Science, Technology, and Social Media

Scientists Find Out What Staring At A Smartphone Does To A Kid’s Brain

The first wave of data from a massive National Institute of Health (NIH) study found kids exposed to screens – like those found on smartphones and tablets – for more than two hours a day had lower scores on thinking and language tests among other findings.

Brain scans of nine- and ten-year-olds also showed early thinning of the cortex for those who spent more than seven hours a day on such devices, according to 60 Minutes. The cortex is the outer part of the brain that processes information from taste, sight, touch, smell and hearing.

“We don’t know if it’s being caused by the screen time,” Dr. Gaya Dowling of the NIH said, 60 Minutes reported. “We don’t know yet if it’s a bad thing.”

The first release of data is from the brain scans of 4,500 children.

Scientists will follow more than 11,000 kids for 10 years in the study costing $300 million. Brain scans and interviews with children ages 9 and 10 have already begun at 21 places around the U.S., according to 60 Minutes.

The study eventually will see whether media use is addictive.

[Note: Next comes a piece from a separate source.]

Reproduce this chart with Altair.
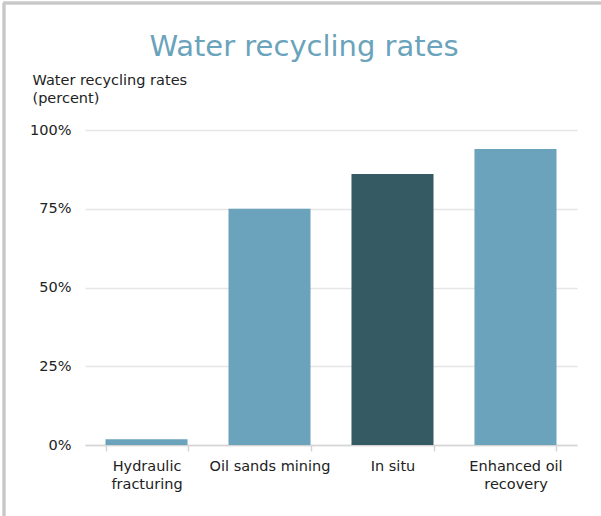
import altair as alt
import pandas as pd

categories = ["Hydraulic fracturing", "Oil sands mining", "In situ", "Enhanced oil recovery"]
values = [0.018, 0.75, 0.86, 0.94]
shade = ["light", "light", "dark", "light"]
y_ticks = [0, 0.25, 0.5, 0.75, 1.0]

df = pd.DataFrame({"category": categories, "value": values, "shade": shade})

label_expr = (
    "datum.label == 'Hydraulic fracturing' ? ['Hydraulic', 'fracturing'] : "
    "datum.label == 'Enhanced oil recovery' ? ['Enhanced oil', 'recovery'] : datum.label"
)

FONT = "DejaVu Sans"
FS = 14.5

bars = alt.Chart(df).mark_bar().encode(
    x=alt.X(
        "category:N",
        sort=categories,
        scale=alt.Scale(paddingInner=0.333, paddingOuter=0.1667),
        axis=alt.Axis(
            title=None,
            labelAngle=0,
            labelExpr=label_expr,
            labelFont=FONT,
            labelFontSize=FS,
            labelColor="#222222",
            labelLineHeight=18,
            labelPadding=8,
            labelBaseline="top",
            tickBand="extent",
            tickSize=6,
            tickColor="#d4d4d4",
            tickWidth=1.5,
            domainColor="#d4d4d4",
            domainWidth=1.5,
            grid=False,
        ),
    ),
    y=alt.Y(
        "value:Q",
        scale=alt.Scale(domain=[0, 1]),
        axis=alt.Axis(
            title=["Water recycling rates", "(percent)"],
            titleAngle=0,
            titleAlign="left",
            titleBaseline="alphabetic",
            titleX=-53,
            titleY=-46,
            titleFont=FONT,
            titleFontSize=FS,
            titleFontWeight="normal",
            titleColor="#222222",
            titleLineHeight=18,
            values=y_ticks,
            format=".0%",
            labelFont=FONT,
            labelFontSize=FS,
            labelColor="#222222",
            labelPadding=14,
            ticks=False,
            domain=False,
            gridColor="#e6e6e6",
            gridWidth=1.5,
        ),
    ),
    color=alt.Color(
        "shade:N",
        scale=alt.Scale(domain=["light", "dark"], range=["#6aa3bb", "#365a63"]),
        legend=None,
    ),
)

border_v = alt.Chart(df).mark_rule(color="#c8c8c8", strokeWidth=2.5).encode(
    x=alt.value(-81), y=alt.value(-127), y2=alt.value(400)
)
border_h = alt.Chart(df).mark_rule(color="#c8c8c8", strokeWidth=2.5).encode(
    x=alt.value(-82), x2=alt.value(540), y=alt.value(-127)
)

chart = alt.layer(bars, border_v, border_h).properties(
    width=492,
    height=315,
    autosize=alt.AutoSizeParams(type="none"),
    padding={"left": 85, "top": 130, "right": 24, "bottom": 71},
    title=alt.TitleParams(
        "Water recycling rates",
        font=FONT,
        fontSize=29,
        fontWeight="normal",
        color="#6aa3bb",
        anchor="middle",
        frame="group",
        baseline="alphabetic",
        dx=-27,
        dy=91,
        offset=8,
    ),
).configure_view(stroke=None)

chart.save("out.html", embed_options={"renderer": "svg", "actions": False})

Dr. Dimitri Christakis, lead author of the American Academy of Pediatrics guidelines on screen time, found infants below two-years-old were more vulnerable to smartphone addiction than teens because the “experience of making something happen is so much more gratifying to them [infants],” 60 Minutes reported.

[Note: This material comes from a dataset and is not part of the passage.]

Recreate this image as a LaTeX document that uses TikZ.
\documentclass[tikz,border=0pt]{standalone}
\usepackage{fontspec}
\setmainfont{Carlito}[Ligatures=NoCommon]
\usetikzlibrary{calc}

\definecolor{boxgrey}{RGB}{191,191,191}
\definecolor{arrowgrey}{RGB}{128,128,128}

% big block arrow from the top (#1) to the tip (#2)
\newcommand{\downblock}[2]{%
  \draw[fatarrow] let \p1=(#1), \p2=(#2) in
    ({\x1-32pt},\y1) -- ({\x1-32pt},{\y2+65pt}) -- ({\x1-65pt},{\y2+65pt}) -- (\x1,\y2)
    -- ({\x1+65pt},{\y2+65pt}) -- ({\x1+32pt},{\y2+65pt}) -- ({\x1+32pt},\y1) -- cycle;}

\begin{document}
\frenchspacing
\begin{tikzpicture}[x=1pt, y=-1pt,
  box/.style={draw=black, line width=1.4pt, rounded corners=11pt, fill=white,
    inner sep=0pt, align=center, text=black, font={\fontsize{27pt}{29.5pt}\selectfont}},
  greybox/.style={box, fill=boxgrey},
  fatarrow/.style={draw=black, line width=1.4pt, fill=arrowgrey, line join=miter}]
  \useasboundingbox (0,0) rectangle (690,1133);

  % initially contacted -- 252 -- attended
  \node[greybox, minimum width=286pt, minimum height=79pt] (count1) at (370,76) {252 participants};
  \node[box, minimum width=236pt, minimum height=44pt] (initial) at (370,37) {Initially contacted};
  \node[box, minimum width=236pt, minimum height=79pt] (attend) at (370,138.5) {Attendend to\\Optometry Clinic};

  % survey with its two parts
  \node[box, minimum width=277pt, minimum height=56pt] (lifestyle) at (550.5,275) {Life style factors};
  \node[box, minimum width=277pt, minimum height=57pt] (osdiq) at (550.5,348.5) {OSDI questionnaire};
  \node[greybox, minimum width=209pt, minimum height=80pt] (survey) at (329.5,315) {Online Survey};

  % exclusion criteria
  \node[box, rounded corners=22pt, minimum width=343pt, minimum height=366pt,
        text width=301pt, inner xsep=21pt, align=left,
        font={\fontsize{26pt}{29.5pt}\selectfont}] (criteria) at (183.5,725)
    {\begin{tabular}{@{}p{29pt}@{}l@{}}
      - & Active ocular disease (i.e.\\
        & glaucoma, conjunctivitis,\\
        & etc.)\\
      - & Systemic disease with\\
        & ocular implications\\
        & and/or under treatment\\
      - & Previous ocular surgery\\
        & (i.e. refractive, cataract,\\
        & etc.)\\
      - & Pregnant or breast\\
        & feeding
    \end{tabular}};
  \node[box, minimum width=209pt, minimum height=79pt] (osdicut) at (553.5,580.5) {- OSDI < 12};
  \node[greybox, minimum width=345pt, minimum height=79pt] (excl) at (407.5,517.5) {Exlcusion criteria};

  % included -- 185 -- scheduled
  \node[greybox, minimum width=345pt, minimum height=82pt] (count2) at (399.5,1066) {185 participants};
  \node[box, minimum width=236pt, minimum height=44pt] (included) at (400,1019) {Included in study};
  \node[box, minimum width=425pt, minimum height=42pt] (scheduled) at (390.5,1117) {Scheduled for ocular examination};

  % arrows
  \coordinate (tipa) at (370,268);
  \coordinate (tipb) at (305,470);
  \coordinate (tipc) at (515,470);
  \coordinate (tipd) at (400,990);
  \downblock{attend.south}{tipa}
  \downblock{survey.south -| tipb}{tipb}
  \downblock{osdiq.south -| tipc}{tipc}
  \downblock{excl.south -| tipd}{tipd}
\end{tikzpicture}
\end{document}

An August Pew Research Center study found 56 percent of teens felt lonely, sadness or anxiety when they did not have their phones on them. Over 70 percent also said they check their messages as soon as they wake up in the morning.

Smartphones gained traction among young people in 2012, five years after the iPhone was introduced, according to 60 Minutes. San Diego State University psychology professor Jean Twenge said while drinking and sex amongst teens fell, more reported to be depressed. Twenge added that smartphone and social media usage heavily correlated with the negative emotions teens reported. The American Academy of Pediatrics recommends parents set limits media use for the youngest family members, encourage children to play and to keep family gatherings tech-free.

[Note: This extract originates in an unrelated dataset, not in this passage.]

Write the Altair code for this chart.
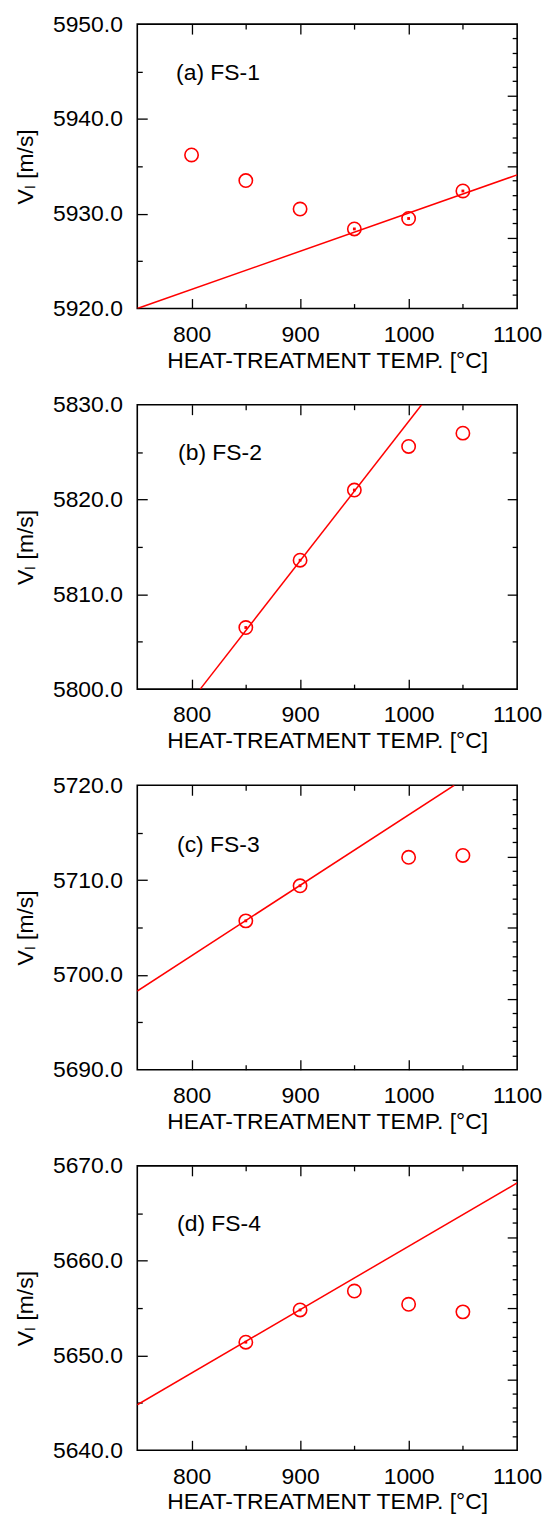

“Avoid digital media for toddlers younger than 18 to 24 months other than video chatting,” according to the American Academy of Pediatrics. “For children 18 to 24 months, watch digital media with them because they learn from watching and talking with you. Limit screen use for preschool children, ages 2 to 5, to just 1 hour a day of high-quality programming.”

The NIH did not immediately respond to The Daily Caller News Foundation’s request for comment.